Global economic crisis far from over: UN trade body

Global economic crisis far from over: UN trade body

Global economic crisis far from over: UN trade body

''The outlook is bleak,'' United Nations Conference on Trade and Development Director of Division on Globalisation and Development Strategies, Heiner Flassbeck told reporters at the UN headquarters in New York after releasing a report.

The world is still mired in a deep economic crisis and not much has been achieved in regulating the financial markets, Flassbeck said.

The real questions in that regard had not even been recognised, but thanks to the good reactions of some Governments, the economy had stabilised somewhat and the decline had bottomed out. However, the perspective for growth was lacking, he noted.

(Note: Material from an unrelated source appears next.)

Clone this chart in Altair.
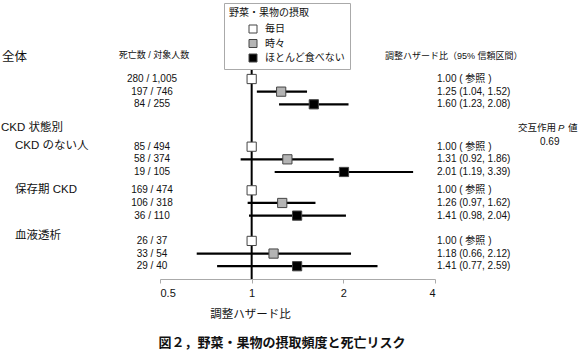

Flassbeck said on the global level, private sector demand could only grow through consumption and investment, but rising unemployment and depressed wages depressed growth in consumption.

"Because capacity utilisation is 10 to 15 per cent below normal, there is no demand for new investments, and profits had in turn declined due to falling demand, he said urging governments to continue to stimulate the economy, stressing that talk of an "early exit strategy" was premature.

Flassbeck said the crisis has not only been caused by the housing crisis, but also by bubbles in the commodity markets, the stock markets and the currency markets. "All the bubbles had collapsed at the same time," he added.

In the last six months, the same bubbles were being inflated again in a "primitive attempt to anticipate a recovery that was not yet there," but they would deflate again when speculators realised that the global recovery was not as strong as anticipated.

Earlier releasing the report on trade and development for 2009, Miguel d’Escoto Brockmann, President of the General Assembly, said one year since the beginning of the crisis -- and after some USD 18 trillion had been spent on bailout and stimulus packages -- the rate of economic decline appeared to have diminished, but for many around the world the crisis is only beginning.

In addition to the adoption of the outcome document from the recent Conference on the World Financial and Economic Crisis and its Impact on Development, the General Assembly had established an open-ended working group to guide it in addressing the crisis, he said.

Brockmann said the report contained analysis and up-to -date information indicating that the crisis reflected the predominance of the financial market over the real economy.

The report also pointed out that speculation had been allowed to play too large a role and that, rather than contradicting development goals, climate change mitigation offered opportunities for development.